The Malmains Hoard consists of bronze implements that were discovered in 1995 in a pit near Tilmanstone, and thought to date to 1400 BC. The hoard includes a dagger or dirk that has the rivets still in place, part of an ingot of bronze, a chisel, a hafted Palstave axe. A further eighteen Palstave axes were also found in the same hoard, believed to be a type of axe that was used to shape timbers of wooden boats. These objects are rarely found as parts of hoards from this period.

From 1991 to 1996 archaeological surveys and excavation work was carried out by the Canterbury Archaeological Trust prior to, and during, the construction of the Whitfield to Eastry bypass, which was built across the east Kent chalk lands north of Dover. This new road (extension of the A256) passes through the former medieval parish of and settlement of Waldershare, which was replaced by Sir Henry Furnese’s Waldershare mansion and its associated estate of Waldershare Park. To the north is Eastry, which was apparently the site of an early Anglo-Saxon villa regalis (a multiple estate as a large landholding controlled from a central location with surrounding subsidiary settlements).

The line of the new road generally runs across open, arable land with some pastures at the southern end and tracts of woodland in the area of Waldershare and Tilmanstone. It was recognised that significant tracts of woodland were extant along the line of the route close to Waldershare, with Waldershare having an expanse of deciduous woodland named Eastling (formerly Haddling), Friends, Church and Poutty Woods, together with nearby Northbourne Carvett. Eastling; Friends and Poutty Woods were classified as Ancient Woodland, dating from before 1600 AD.
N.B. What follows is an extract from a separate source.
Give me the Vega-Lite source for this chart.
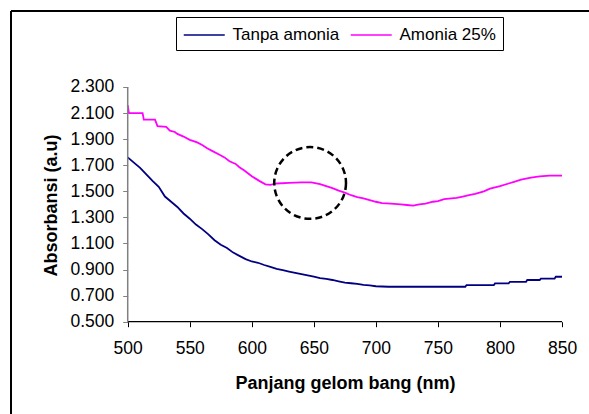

In July 1996, as the road construction began, part of a ring-ditch that was believed to possibly represent the remains of a plough-out round barrow, was exposed and recorded in a cutting to the east of Tilmanstone village. This appears to have been the closest archaeological find made in the area of Waldershare, with more significant finds discovered in the excavations made near Whitfield.